> Given request
Emit an exact copy of the lines running from the start of the records to the line containing "d3.scaleLinear().domain([-80, 80]).range([height, 0]);", both included.

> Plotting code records
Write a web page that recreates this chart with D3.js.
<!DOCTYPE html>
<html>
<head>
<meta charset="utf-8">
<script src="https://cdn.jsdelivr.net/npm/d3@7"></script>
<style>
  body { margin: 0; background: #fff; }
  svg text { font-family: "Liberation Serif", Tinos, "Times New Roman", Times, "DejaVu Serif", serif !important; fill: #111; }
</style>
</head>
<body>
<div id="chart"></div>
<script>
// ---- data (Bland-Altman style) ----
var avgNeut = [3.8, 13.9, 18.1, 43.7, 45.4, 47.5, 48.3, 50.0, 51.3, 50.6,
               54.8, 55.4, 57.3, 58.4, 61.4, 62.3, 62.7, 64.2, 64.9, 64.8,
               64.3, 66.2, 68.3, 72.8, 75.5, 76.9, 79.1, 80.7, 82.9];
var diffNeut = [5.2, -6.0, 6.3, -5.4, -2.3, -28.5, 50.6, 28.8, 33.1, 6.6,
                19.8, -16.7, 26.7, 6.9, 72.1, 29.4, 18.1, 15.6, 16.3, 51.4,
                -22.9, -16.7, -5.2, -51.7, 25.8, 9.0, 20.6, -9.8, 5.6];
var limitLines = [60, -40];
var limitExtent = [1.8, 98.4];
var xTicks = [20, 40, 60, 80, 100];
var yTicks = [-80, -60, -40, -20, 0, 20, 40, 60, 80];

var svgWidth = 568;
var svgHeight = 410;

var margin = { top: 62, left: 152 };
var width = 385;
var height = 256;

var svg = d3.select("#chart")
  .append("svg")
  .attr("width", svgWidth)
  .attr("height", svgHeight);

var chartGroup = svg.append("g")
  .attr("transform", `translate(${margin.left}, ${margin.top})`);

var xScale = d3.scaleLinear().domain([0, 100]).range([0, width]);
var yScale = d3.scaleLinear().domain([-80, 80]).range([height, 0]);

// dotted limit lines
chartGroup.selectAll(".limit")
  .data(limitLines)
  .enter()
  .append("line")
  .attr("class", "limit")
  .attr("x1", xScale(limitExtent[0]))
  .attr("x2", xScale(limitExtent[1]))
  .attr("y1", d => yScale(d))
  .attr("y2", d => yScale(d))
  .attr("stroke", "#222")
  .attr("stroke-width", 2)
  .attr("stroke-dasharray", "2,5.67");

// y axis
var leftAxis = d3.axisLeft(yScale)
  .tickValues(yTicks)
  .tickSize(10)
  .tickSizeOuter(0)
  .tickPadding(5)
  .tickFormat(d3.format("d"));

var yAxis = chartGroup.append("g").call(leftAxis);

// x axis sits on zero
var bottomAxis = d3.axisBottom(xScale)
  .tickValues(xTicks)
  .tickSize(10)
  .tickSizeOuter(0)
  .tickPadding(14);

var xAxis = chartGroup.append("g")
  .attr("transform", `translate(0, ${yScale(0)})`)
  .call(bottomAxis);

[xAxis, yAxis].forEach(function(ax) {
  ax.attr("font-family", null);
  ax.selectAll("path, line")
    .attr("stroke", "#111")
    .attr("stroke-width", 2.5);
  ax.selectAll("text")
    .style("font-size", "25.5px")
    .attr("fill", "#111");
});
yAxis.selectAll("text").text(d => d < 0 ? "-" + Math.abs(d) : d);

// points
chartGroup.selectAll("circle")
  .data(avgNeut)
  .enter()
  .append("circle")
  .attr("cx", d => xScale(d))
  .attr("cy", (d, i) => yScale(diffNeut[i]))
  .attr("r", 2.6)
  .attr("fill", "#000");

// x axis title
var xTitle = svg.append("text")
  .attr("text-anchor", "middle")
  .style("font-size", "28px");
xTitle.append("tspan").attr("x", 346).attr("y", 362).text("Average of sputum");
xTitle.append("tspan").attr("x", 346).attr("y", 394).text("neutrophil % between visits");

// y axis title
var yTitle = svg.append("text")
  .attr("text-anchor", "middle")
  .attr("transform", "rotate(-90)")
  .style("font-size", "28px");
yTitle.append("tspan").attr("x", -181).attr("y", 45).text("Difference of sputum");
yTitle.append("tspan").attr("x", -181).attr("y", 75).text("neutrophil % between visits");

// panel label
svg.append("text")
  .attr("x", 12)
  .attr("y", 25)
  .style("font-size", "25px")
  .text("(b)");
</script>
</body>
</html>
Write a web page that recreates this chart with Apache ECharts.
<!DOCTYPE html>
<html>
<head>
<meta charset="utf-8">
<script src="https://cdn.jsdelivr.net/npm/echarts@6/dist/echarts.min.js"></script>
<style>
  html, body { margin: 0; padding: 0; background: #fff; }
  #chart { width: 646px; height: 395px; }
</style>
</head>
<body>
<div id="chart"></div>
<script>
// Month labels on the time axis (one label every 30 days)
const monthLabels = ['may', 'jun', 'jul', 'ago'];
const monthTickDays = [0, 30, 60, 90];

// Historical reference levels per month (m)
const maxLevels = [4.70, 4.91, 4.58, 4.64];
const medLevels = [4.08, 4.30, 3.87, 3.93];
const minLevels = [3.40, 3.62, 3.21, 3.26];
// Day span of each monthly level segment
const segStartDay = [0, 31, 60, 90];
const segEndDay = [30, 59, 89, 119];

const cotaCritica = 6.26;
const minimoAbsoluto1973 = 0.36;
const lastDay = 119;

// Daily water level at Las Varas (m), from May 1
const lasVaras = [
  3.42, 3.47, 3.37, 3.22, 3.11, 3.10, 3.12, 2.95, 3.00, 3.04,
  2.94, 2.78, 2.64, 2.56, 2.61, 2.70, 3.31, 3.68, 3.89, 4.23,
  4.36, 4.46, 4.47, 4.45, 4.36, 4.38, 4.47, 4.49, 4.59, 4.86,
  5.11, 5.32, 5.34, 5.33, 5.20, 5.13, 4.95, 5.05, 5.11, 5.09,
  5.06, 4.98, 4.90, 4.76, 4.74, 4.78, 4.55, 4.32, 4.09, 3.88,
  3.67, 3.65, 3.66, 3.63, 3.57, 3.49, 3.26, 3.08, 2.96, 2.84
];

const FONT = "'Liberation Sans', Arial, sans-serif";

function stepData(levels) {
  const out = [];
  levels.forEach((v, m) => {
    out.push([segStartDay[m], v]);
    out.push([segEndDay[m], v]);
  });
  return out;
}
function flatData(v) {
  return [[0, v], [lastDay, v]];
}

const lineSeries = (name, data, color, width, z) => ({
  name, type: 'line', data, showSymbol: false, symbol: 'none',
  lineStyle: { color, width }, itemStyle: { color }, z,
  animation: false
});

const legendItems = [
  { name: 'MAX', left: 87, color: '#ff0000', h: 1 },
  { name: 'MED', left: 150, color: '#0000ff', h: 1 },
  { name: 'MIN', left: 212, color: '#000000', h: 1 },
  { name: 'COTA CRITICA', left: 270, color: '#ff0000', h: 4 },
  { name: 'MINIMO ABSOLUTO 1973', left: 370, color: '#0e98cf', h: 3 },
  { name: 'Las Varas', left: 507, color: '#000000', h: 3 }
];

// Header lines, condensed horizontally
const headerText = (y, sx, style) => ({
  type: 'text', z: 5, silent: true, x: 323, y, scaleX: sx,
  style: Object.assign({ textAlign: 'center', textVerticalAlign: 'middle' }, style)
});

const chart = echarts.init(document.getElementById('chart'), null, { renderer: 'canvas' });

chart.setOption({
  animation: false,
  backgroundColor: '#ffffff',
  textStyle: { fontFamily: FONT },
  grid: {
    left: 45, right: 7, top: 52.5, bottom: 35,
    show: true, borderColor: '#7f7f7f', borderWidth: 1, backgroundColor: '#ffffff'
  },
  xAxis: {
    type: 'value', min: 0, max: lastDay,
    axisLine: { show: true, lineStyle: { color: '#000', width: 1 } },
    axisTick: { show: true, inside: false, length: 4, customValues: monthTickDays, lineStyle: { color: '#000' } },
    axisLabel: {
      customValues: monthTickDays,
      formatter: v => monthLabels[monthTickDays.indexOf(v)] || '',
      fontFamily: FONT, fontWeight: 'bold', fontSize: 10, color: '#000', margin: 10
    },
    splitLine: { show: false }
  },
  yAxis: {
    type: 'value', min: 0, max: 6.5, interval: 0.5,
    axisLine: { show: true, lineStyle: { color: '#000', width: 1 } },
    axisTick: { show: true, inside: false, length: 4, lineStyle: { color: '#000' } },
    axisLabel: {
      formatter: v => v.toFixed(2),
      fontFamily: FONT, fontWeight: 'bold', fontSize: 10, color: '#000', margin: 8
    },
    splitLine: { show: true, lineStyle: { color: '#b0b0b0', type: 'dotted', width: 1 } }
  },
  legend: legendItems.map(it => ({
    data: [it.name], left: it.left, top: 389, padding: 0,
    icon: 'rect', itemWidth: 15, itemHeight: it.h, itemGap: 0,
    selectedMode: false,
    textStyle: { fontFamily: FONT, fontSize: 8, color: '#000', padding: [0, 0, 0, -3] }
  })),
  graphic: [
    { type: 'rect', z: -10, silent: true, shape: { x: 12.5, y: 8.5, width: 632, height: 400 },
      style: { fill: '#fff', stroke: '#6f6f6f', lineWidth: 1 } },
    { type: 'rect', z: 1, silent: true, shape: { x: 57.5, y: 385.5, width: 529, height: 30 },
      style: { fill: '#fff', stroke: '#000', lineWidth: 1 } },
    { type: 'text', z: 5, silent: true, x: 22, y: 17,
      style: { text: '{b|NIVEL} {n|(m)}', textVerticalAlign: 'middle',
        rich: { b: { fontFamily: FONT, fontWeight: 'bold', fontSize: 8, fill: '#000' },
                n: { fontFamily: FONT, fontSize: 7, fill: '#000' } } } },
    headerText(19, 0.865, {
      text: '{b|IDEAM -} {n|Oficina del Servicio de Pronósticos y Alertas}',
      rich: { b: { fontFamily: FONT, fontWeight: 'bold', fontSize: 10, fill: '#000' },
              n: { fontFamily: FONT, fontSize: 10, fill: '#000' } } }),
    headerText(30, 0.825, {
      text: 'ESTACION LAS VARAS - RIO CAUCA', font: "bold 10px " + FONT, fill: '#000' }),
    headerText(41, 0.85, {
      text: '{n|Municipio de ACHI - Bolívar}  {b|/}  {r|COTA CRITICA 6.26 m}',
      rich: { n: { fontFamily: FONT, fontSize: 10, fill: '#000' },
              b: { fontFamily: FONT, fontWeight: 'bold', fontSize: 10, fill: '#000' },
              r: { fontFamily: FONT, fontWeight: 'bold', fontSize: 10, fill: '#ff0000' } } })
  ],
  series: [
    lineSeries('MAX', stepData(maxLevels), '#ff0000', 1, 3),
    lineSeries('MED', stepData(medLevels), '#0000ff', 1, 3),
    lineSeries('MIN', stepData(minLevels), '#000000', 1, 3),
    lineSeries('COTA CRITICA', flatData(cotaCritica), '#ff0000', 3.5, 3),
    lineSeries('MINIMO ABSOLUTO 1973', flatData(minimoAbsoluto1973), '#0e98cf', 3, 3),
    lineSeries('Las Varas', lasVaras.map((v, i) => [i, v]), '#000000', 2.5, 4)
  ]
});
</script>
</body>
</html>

> Final answer
Write a web page that recreates this chart with D3.js.
<!DOCTYPE html>
<html>
<head>
<meta charset="utf-8">
<script src="https://cdn.jsdelivr.net/npm/d3@7"></script>
<style>
  body { margin: 0; background: #fff; }
  svg text { font-family: "Liberation Serif", Tinos, "Times New Roman", Times, "DejaVu Serif", serif !important; fill: #111; }
</style>
</head>
<body>
<div id="chart"></div>
<script>
// ---- data (Bland-Altman style) ----
var avgNeut = [3.8, 13.9, 18.1, 43.7, 45.4, 47.5, 48.3, 50.0, 51.3, 50.6,
               54.8, 55.4, 57.3, 58.4, 61.4, 62.3, 62.7, 64.2, 64.9, 64.8,
               64.3, 66.2, 68.3, 72.8, 75.5, 76.9, 79.1, 80.7, 82.9];
var diffNeut = [5.2, -6.0, 6.3, -5.4, -2.3, -28.5, 50.6, 28.8, 33.1, 6.6,
                19.8, -16.7, 26.7, 6.9, 72.1, 29.4, 18.1, 15.6, 16.3, 51.4,
                -22.9, -16.7, -5.2, -51.7, 25.8, 9.0, 20.6, -9.8, 5.6];
var limitLines = [60, -40];
var limitExtent = [1.8, 98.4];
var xTicks = [20, 40, 60, 80, 100];
var yTicks = [-80, -60, -40, -20, 0, 20, 40, 60, 80];

var svgWidth = 568;
var svgHeight = 410;

var margin = { top: 62, left: 152 };
var width = 385;
var height = 256;

var svg = d3.select("#chart")
  .append("svg")
  .attr("width", svgWidth)
  .attr("height", svgHeight);

var chartGroup = svg.append("g")
  .attr("transform", `translate(${margin.left}, ${margin.top})`);

var xScale = d3.scaleLinear().domain([0, 100]).range([0, width]);
var yScale = d3.scaleLinear().domain([-80, 80]).range([height, 0]);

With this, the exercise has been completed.